Vu comme traître à l'union Soviétique, le jeune Algis est maltraité par les soldats russes. Devant le train, la famille est séparée du père envoyé dans un autre camp. Puis, tous seront entassés dans un wagon qui leur fera traverser le pays, certains pour la dernière fois. Dans cet album, c'est toute l'histoire de cette déportation que nous découvrirons. Des premiers moments où le petit garçon sera réveillé par des coups frappés à la porte, à la délivrance dans le "train des orphelins". Le tout, vu à travers les yeux d'un enfant.

Une oeuvre hybride

Haïkus de Sibérie est une oeuvre hybride à plus d'un titre. Dans la forme déjà : le duo passe du texte aux planches de BD, choisit parfois de raconter l'histoire pas une lettre, des schémas, ou encore une simple grande image qui dit tout. Lina Itagaki passe d'un style à l'autre, parfois presque enfantin quand les personnages s'animent, parfois imposant quand une vieille église surgit au cours du périple. Dans le fond aussi, l'album est hybride. Jurga Vilé l'explique dès l'introduction : ce récit est constitué de souvenirs d'enfants. Il y a des choses qu'Algis n'a pas comprises, des choses qu'il a mal interprétées ou mêmes qu'il a imaginées pour se préserver. 
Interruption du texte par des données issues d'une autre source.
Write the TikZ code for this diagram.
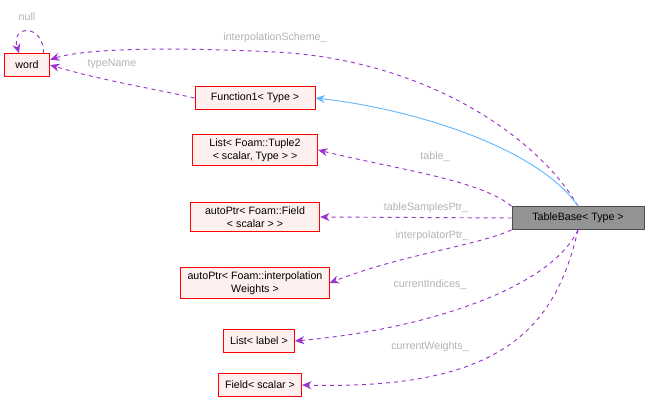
\documentclass[tikz,border=0pt]{standalone}
\usepackage{fontspec}
\setmainfont{Liberation Sans}
\usetikzlibrary{arrows.meta}

\definecolor{boxred}{HTML}{FF0000}
\definecolor{boxfill}{HTML}{FFF0F0}
\definecolor{dep}{HTML}{9A32CD}
\definecolor{inh}{HTML}{63B8FF}

\begin{document}
\begin{tikzpicture}[x=0.75pt,y=-0.75pt,
		cls/.style={draw=boxred,fill=boxfill,font=\fontsize{8}{9.5}\selectfont,align=center,inner xsep=5pt,inner ysep=3pt,minimum height=17pt,line width=0.7pt},
		use/.style={dep,dashed,line width=0.7pt,-{Stealth[length=7pt,width=6pt]}},
		isa/.style={inh,line width=0.7pt,-{Stealth[length=7pt,width=6pt]}},
		lbl/.style={text=gray!60,font=\fontsize{8}{9.5}\selectfont}]
	\useasboundingbox (0,0) rectangle (651,410);
	\node[cls,minimum width=34pt] (word) at (27,65) {word};
	\node[cls,minimum width=90pt] (func) at (255,98) {Function1\textless{} Type \textgreater{}};
	\node[cls,minimum width=94pt] (tuple) at (255,150) {List\textless{} Foam::Tuple2\\\textless{} scalar, Type \textgreater{} \textgreater{}};
	\node[cls,minimum width=97pt] (field) at (255,217) {autoPtr\textless{} Foam::Field\\\textless{} scalar \textgreater{} \textgreater{}};
	\node[cls] (weights) at (255,283) {autoPtr\textless{} Foam::interpolation\\Weights \textgreater{}};
	\node[cls] (label) at (259,341) {List\textless{} label \textgreater{}};
	\node[cls] (scalar) at (260,385) {Field\textless{} scalar \textgreater{}};
	\node[cls,draw=black!70,fill=gray!85,minimum width=99pt] (table) at (578,218) {TableBase\textless{} Type \textgreater{}};
	% self reference
	\draw[use] ([xshift=-5pt]word.north east) .. controls (44,24) and (10,24) .. ([xshift=-6pt]word.north);
	\node[lbl] (nulllbl) at (27,17) {null};
	% uses
	\draw[use] (func.west) .. controls (150,88) and (100,80) .. (word.east);
	\node[lbl] (typelbl) at (112,64) {typeName};
	\draw[use] (table.north) .. controls (540,140) and (430,60) .. (275,52) .. controls (150,46) and (80,50) .. ([yshift=4pt]word.east);
	\node[lbl] (schemelbl) at (275,38) {interpolationScheme\_};
	\draw[isa] (table.north) .. controls (540,150) and (420,110) .. (func.east);
	\draw[use] (table.north west) .. controls (480,180) and (400,170) .. (tuple.east);
	\node[lbl] (tablelbl) at (435,157) {table\_};
	\draw[use] (table.west) -- (field.east);
	\node[lbl] (sampleslbl) at (426,208) {tableSamplesPtr\_};
	\draw[use] (table.south west) .. controls (480,245) and (400,255) .. (weights.east);
	\node[lbl] (interplbl) at (432,236) {interpolatorPtr\_};
	\draw[use] (table.south) .. controls (550,290) and (420,330) .. (label.east);
	\node[lbl] (indiceslbl) at (430,285) {currentIndices\_};
	\draw[use] (table.south) .. controls (555,330) and (500,390) .. (scalar.east);
	\node[lbl] (weightslbl) at (430,347) {currentWeights\_};
\end{tikzpicture}
\end{document}
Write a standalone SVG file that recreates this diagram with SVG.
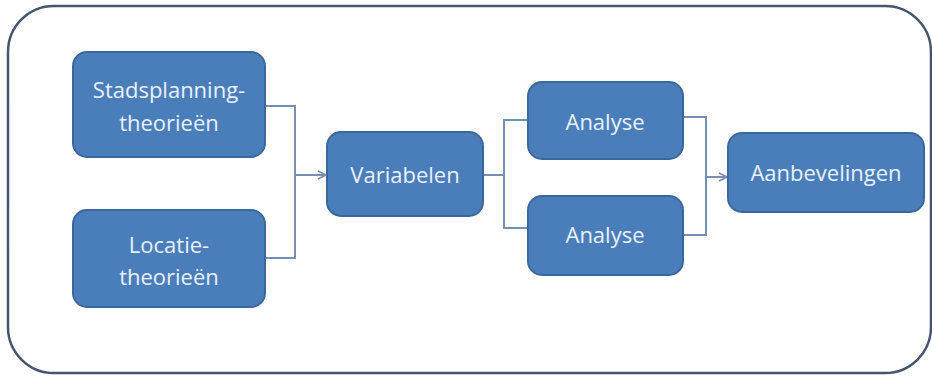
<svg xmlns="http://www.w3.org/2000/svg" width="932" height="376" viewBox="0 0 932 376">
<defs>
<style>
.box{fill:#4a7ebb;stroke:#3b679b;stroke-width:2}
.lbl{font-family:"Open Sans","Liberation Sans",sans-serif;font-size:22px;fill:#eaf1fa;text-anchor:middle}
.con{fill:none;stroke:#7890b0;stroke-width:2}
</style>
<marker id="arr" viewBox="0 0 10 10" refX="9" refY="5" markerWidth="10" markerHeight="10" markerUnits="userSpaceOnUse" orient="auto">
<path d="M1,1 L9,5 L1,9" fill="none" stroke="#7890b0" stroke-width="1.8"/>
</marker>
</defs>
<rect x="0" y="0" width="932" height="376" fill="#ffffff"/>
<rect x="8" y="6" width="923" height="367" rx="46" ry="46" fill="none" stroke="#46556c" stroke-width="2.5"/>
<g id="connectors">
<path class="con" d="M265,106 H295 V258 H265"/>
<path class="con" d="M295,175 H326" marker-end="url(#arr)"/>
<path class="con" d="M483,175 H504"/>
<path class="con" d="M528,120 H504 V228 H528"/>
<path class="con" d="M683,117 H706 V235 H683"/>
<path class="con" d="M706,177 H727" marker-end="url(#arr)"/>
</g>
<g id="stadsplanning">
<rect class="box" x="73" y="52" width="192" height="105" rx="14"/>
<text class="lbl" x="169" y="98">Stadsplanning-</text>
<text class="lbl" x="169" y="131">theorieën</text>
</g>
<g id="locatie">
<rect class="box" x="73" y="210" width="192" height="97" rx="14"/>
<text class="lbl" x="169" y="253">Locatie-</text>
<text class="lbl" x="169" y="285">theorieën</text>
</g>
<g id="variabelen">
<rect class="box" x="327" y="132" width="156" height="84" rx="14"/>
<text class="lbl" x="405" y="183">Variabelen</text>
</g>
<g id="analyse1">
<rect class="box" x="528" y="82" width="155" height="77" rx="14"/>
<text class="lbl" x="605" y="130">Analyse</text>
</g>
<g id="analyse2">
<rect class="box" x="528" y="196" width="155" height="79" rx="14"/>
<text class="lbl" x="605" y="243">Analyse</text>
</g>
<g id="aanbevelingen">
<rect class="box" x="728" y="133" width="196" height="79" rx="14"/>
<text class="lbl" x="826" y="181">Aanbevelingen</text>
</g>
</svg>
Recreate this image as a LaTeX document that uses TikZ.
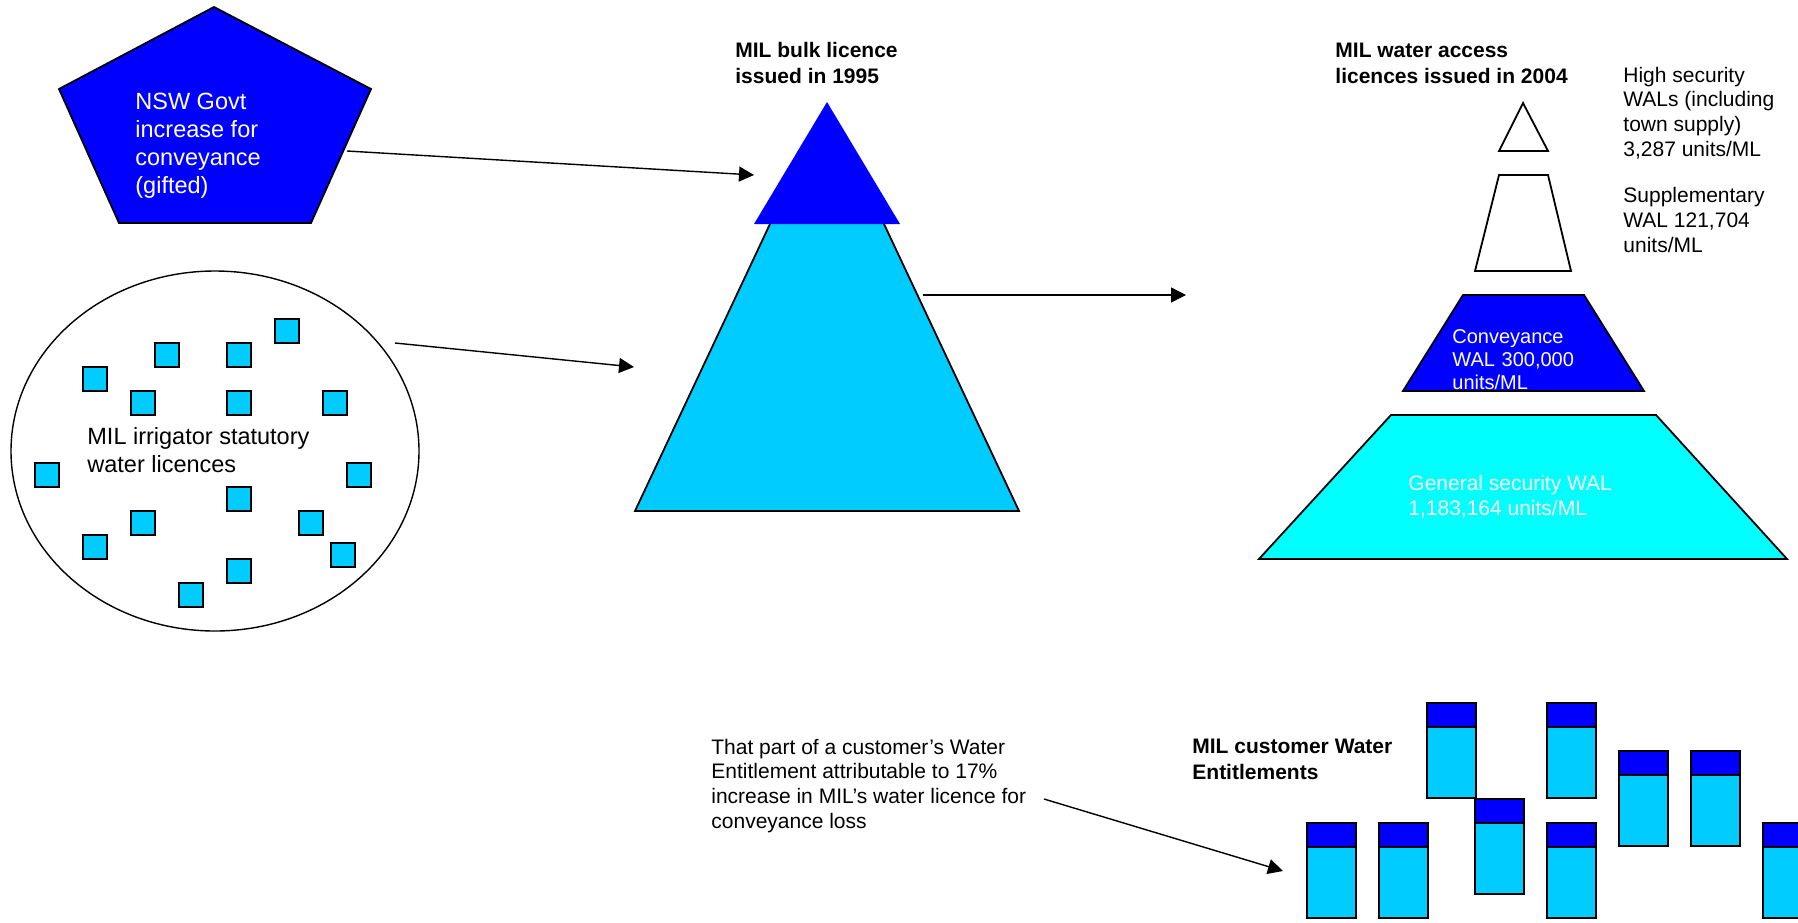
\documentclass[tikz,border=0pt]{standalone}
\usepackage{fontspec}
\setmainfont{Liberation Sans}
\usetikzlibrary{arrows.meta,shapes.geometric}

\definecolor{deepblue}{HTML}{0000FF}
\definecolor{skyblue}{HTML}{00CCFF}
\definecolor{aquablue}{HTML}{00FFFF}

\tikzset{
  arr/.style={line width=0.7pt,-{Triangle[length=7.5pt,width=7.5pt]}},
  outline/.style={draw=black,line width=0.9pt},
  licbox/.style={draw=black,fill=skyblue,line width=0.9pt},
  barline/.style={draw=black,line width=1pt},
  % placed at the baseline of the last line
  lab/.style={anchor=base west,inner sep=0pt,align=left,font=\fontsize{10.5}{12.3}\selectfont},
  biglab/.style={lab,font=\fontsize{11.75}{14}\selectfont},
  boldlab/.style={lab,font=\fontsize{10.5}{12.8}\selectfont\bfseries},
}

\begin{document}
\begin{tikzpicture}[x=0.5pt,y=-0.5pt]
	% one unit = one pixel of the picture, y runs downwards
	\useasboundingbox (0,0) rectangle (1798,922);
	\clip (0,0) rectangle (1798,922);

	% NSW Govt pentagon
	\draw[outline,fill=deepblue] (214,7) -- (371,89) -- (311,223) -- (119,223) -- (59,89) -- cycle;
	\node[biglab,text=white] (govt) at (135,193) {NSW Govt\\increase for\\conveyance\\(gifted)};

	% pool of statutory licences
	\node[ellipse,draw,line width=0.7pt,minimum width=204pt,minimum height=180pt,inner sep=0pt] (pool) at (215,451) {};
	\foreach \x/\y in {275/319,155/343,227/343,83/367,131/391,227/391,323/391,35/463,
		347/463,227/487,131/511,299/511,83/535,331/543,227/559,179/583}
		\draw[licbox] (\x,\y) rectangle ++(24,24);
	\node[biglab] (irrig) at (87,472) {MIL irrigator statutory\\water licences};

	% bulk licence 1995
	% fill closes the path, draw leaves the top edge open
	\draw[outline,fill=skyblue] (770,224) -- (635,511) -- (1019,511) -- (884,224);
	\fill[deepblue] (827,102) -- (900,224) -- (754,224) -- cycle;
	\node[boldlab] (bulk) at (735,83) {MIL bulk licence\\issued in 1995};

	% water access licences 2004
	\draw[outline,fill=white] (1523,103) -- (1548,151) -- (1499,151) -- cycle;
	\draw[outline,fill=white] (1499,175) -- (1548,175) -- (1571,271) -- (1475,271) -- cycle;
	\draw[outline,fill=deepblue] (1463,295) -- (1584,295) -- (1644,391) -- (1403,391) -- cycle;
	\draw[outline,fill=aquablue] (1391,415) -- (1656,415) -- (1787,559) -- (1259,559) -- cycle;
	\node[boldlab] (wal) at (1335,83) {MIL water access\\licences issued in 2004};
	\node[lab] (high) at (1623,156) {High security\\WALs (including\\town supply)\\3,287 units/ML};
	\node[lab] (supp) at (1623,252) {Supplementary\\WAL 121,704\\units/ML};
	% text width puts the base on the first line here
	\node[lab,text=white,fill=deepblue,font=\fontsize{10}{11.5}\selectfont,text width=72pt] (conv) at (1452,343) {Conveyance\\WAL 300,000\\units/ML};
	\node[lab,text=white] (gen) at (1408,515) {General security WAL\\1,183,164 units/ML};

	% customer entitlements
	\node[lab] (note) at (711,828) {That part of a customer’s Water\\Entitlement attributable to 17\%\\increase in MIL’s water licence for\\conveyance loss};
	\node[boldlab] (cust) at (1192,779) {MIL customer Water\\Entitlements};
	\foreach \x/\y in {1307/823,1379/823,1427/703,1475/799,1547/703,1547/823,1619/751,1691/751,1763/823}{
		\draw[barline,fill=deepblue] (\x,\y) rectangle ++(49,24);
		\draw[barline,fill=skyblue] (\x,\y+24) rectangle ++(49,71);
	}

	% free ends of the arrows
	\coordinate (govt-out) at (347,151);
	\coordinate (bulk-top-in) at (754,175);
	\coordinate (pool-out) at (395,343);
	\coordinate (bulk-in) at (634,367);
	\coordinate (bulk-out) at (923,295);
	\coordinate (wal-in) at (1186,295);
	\coordinate (note-out) at (1044,799);
	\coordinate (bar-in) at (1283,871);

	\draw[arr] (govt-out) -- (bulk-top-in);
	\draw[arr] (pool-out) -- (bulk-in);
	\draw[arr] (bulk-out) -- (wal-in);
	\draw[arr] (note-out) -- (bar-in);
\end{tikzpicture}
\end{document}
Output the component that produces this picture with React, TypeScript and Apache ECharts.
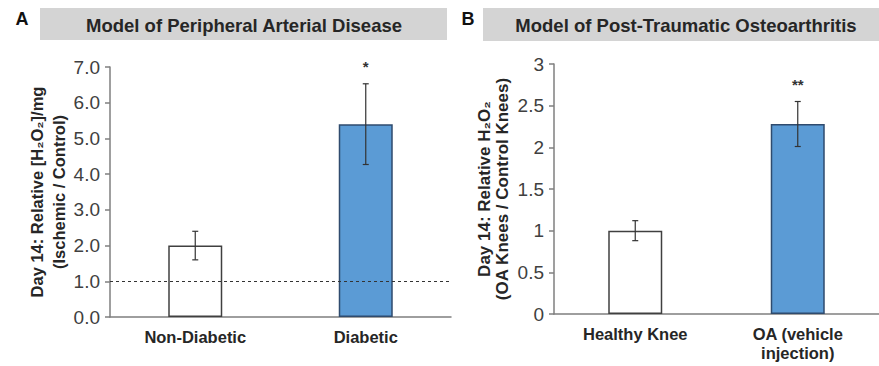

De fait, il devient difficile de différencier le vrai du faux. L'histoire devient alors comme un délire, où le désespoir d'un petit garçon trouve corps dans les fantômes de ceux qui sont morts à ses côtés, ou dans les paroles bienveillantes d'une postière imaginaire. J'avais peur de perdre le fil avec ce type de récit. En fait, Haïkus de Sibérie m'a accrochée par sa spontanéité. J'avais l'impression de lire directement dans les pensées d'Algis. Le récit est dur, mais atténué par la douceur et la naïveté du personnage principal. Il en devient encore plus terrible quand la réalité le frappe de plein fouet.

Pour moi, Haïkus de Sibérie est une belle surprise. La forme m'inquiétait un peu, j'ai finalement été happée par ce récit de vie. L'histoire se lit plutôt facilement grâce à l'optimisme imperturbable de son personnage principal : elle réchauffe parfois le coeur, et parfois le glace au contraire. Un beau chef-d'oeuvre disponible au prix de 22 euros chez Sarbacane.